At some level, even the writers realized the motivation behind Armand’s quest is weaker than a house of cards on a windy day. By the second act, the letter has been completely relegated to the role of an unapologetic McGuffin, while the mystery becomes the focus. Unfortunately, this solves nothing.

The story holds Armand’s hand through most of the investigation. There is never a eureka moment where Armand puts together clues to find new information. He is only able to progress through the mystery because every person he talks to tells him who to talk to next and what questions to ask them. The result is that the audience is just waiting for the movie to give up the answer. The drama is lost.

The film is saved by its unquestionably stunning visuals.
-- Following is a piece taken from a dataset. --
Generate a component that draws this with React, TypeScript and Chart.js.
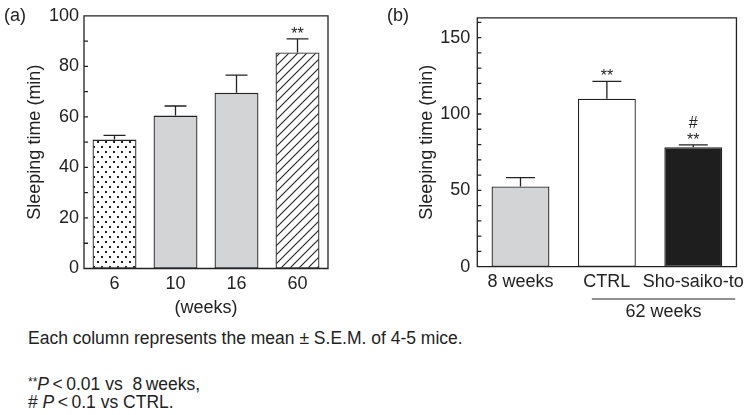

It is the world’s first fully painted feature film. Each of the 65,000 frames of the story is an oil painting faithfully recreated using the same techniques Vincent van Gogh used. Not all of the oil paintings are originals made for the movie. A keen viewer will be able to spot many Vincent van Gogh originals throughout the movie. Many of the scenes, settings, and characters are Vincent van Gogh originals or based on them. This only adds to the air of authenticity the visuals already had.

When I say the movie is drop-dead gorgeous, I do not say that lightly. It is easily the most visually appealing animated film I have ever seen. I audibly said, “wow,” at least four times throughout the movie. The passion the artists had for this project really shows through and you can feel how much they appreciate van Gogh. Not only for his contributions to art but also for their growth as artists.

Loving Vincent is a good movie with a boring plot and a poorly written protagonist. This prevents it from being anywhere in the neighborhood of great but still worth a watch. I recommend everyone give this movie a chance, just to experience the hand-painted animation. But that is where my recommendation stops.